Governance Substitution
Instead of rule-bound dispute, the system relies on discretionary intervention whenever important cases arise.
Privacy Collapse Under Challenge
The system is “privacy-preserving” only until the first meaningful dispute, at which point routine challenge effectively requires full behavioral exposure.
Evaluating a Dispute Model
A Type 6 PAS should be judged by questions such as these:
| Dimension | Question |
|---|---|
| Accessibility | Can legitimate challengers actually use the dispute process? |
| Timing adequacy | Is the challenge window long enough to permit real review? |
| Evidentiary depth | Can the system examine enough material under dispute to correct bad outcomes? |
| Economic balance | Are honest challenges rewarded and frivolous ones discouraged? |
| Independence | Are dispute adjudicators meaningfully distinct from those whose decisions are under challenge? |
| Privacy discipline | Does dispute preserve bounded disclosure as far as possible? |
| Finality compatibility | Does dispute fit coherently with the system’s finality model? |
| Governance boundedness | Are disputes handled under rules rather than ad hoc override? |
| Procedural clarity | Is it clear what can be challenged, by whom, and on what grounds? |
| Correction power | Can a successful dispute actually alter the outcome in a meaningful way? |
Conclusion
A Type 6 Presence Adjudication System is credible not only because it can adjudicate, but because it can be challenged.
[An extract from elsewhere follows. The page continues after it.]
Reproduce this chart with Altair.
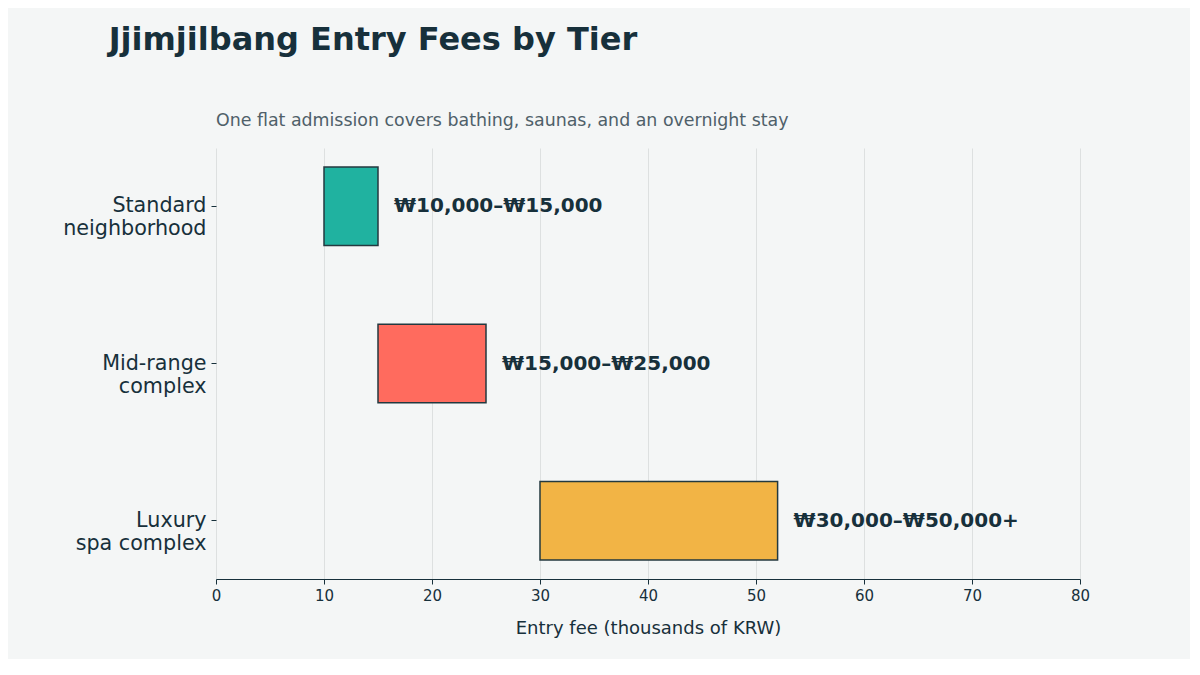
#!/usr/bin/env python3

"""Jjimjilbang entry fee ranges by tier."""

import altair as alt
import pandas as pd

tiers = ["Standard|neighborhood", "Mid-range|complex", "Luxury|spa complex"]
fee_low = [10, 15, 30]
fee_high = [15, 25, 52]
fee_labels = ["₩10,000–₩15,000", "₩15,000–₩25,000", "₩30,000–₩50,000+"]
bar_colors = ["#20b2a0", "#ff6b5e", "#f2b445"]

INK = "#17303b"
FONT = "DejaVu Sans"


def plot(fees, output_filename):
    y_enc = alt.Y(
        "tier:N",
        sort=tiers,
        scale=alt.Scale(paddingInner=0.5, paddingOuter=0.12),
        axis=alt.Axis(
            title=None,
            labelExpr="split(datum.label, '|')",
            labelFontSize=20.7,
            labelLineHeight=23,
            labelColor=INK,
            labelPadding=5,
            tickSize=5,
            tickColor=INK,
            domain=False,
            grid=False,
        ),
    )

    bars = alt.Chart(fees).mark_bar(
        stroke="#23393f", strokeWidth=1.5
    ).encode(
        x=alt.X(
            "low:Q",
            scale=alt.Scale(domain=[0, 80], nice=False),
            axis=alt.Axis(
                title="Entry fee (thousands of KRW)",
                titleFontSize=18,
                titleFontWeight="normal",
                titleColor=INK,
                titlePadding=16,
                labelFontSize=15,
                labelColor=INK,
                labelFlush=False,
                labelPadding=4,
                tickSize=5,
                tickColor=INK,
                domainColor=INK,
                gridColor="#dde0e0",
                values=list(range(0, 81, 10)),
            ),
        ),
        x2="high:Q",
        y=y_enc,
        color=alt.Color("tier:N", scale=alt.Scale(domain=tiers, range=bar_colors), legend=None),
    )

    labels = alt.Chart(fees).mark_text(
        align="left", baseline="middle", dx=16,
        fontSize=20, fontWeight="bold", color=INK, font=FONT,
    ).encode(
        x="high:Q",
        y=alt.Y("tier:N", sort=tiers),
        text="label:N",
    )

    inner = alt.layer(bars, labels).properties(
        width=864,
        height=431,
        title=alt.TitleParams(
            text="One flat admission covers bathing, saunas, and an overnight stay",
            anchor="start",
            frame="group",
            fontSize=17.4,
            fontWeight="normal",
            color="#4f6069",
            offset=19,
        ),
    )

    chart = alt.vconcat(inner).properties(
        title=alt.TitleParams(
            text="Jjimjilbang Entry Fees by Tier",
            anchor="start",
            frame="bounds",
            fontSize=32,
            fontWeight="bold",
            color=INK,
            dx=46,
            offset=55,
        ),
        background="#f4f6f6",
        padding={"left": 54, "top": 15, "right": 100, "bottom": 22},
    ).configure(
        font=FONT
    ).configure_view(
        stroke=None
    )

    chart.save(output_filename, embed_options={"renderer": "svg", "actions": False})


def main():
    fees = pd.DataFrame({
        "tier": tiers,
        "low": fee_low,
        "high": fee_high,
        "label": fee_labels,
    })
    plot(fees, "out.html")


if __name__ == "__main__":
    main()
That is the role of a dispute model.
It converts the possibility of error, fraud, or collusion from a fatal weakness into a design problem: who may object, how, when, with what evidence, and with what consequences.
A mature system answers those questions clearly. It does not hide them in procedure, defer them to discretion, or pretend they are edge cases.
Because where presence claims matter, dispute is not an afterthought. It is one of the conditions under which finality, security, and trust become believable.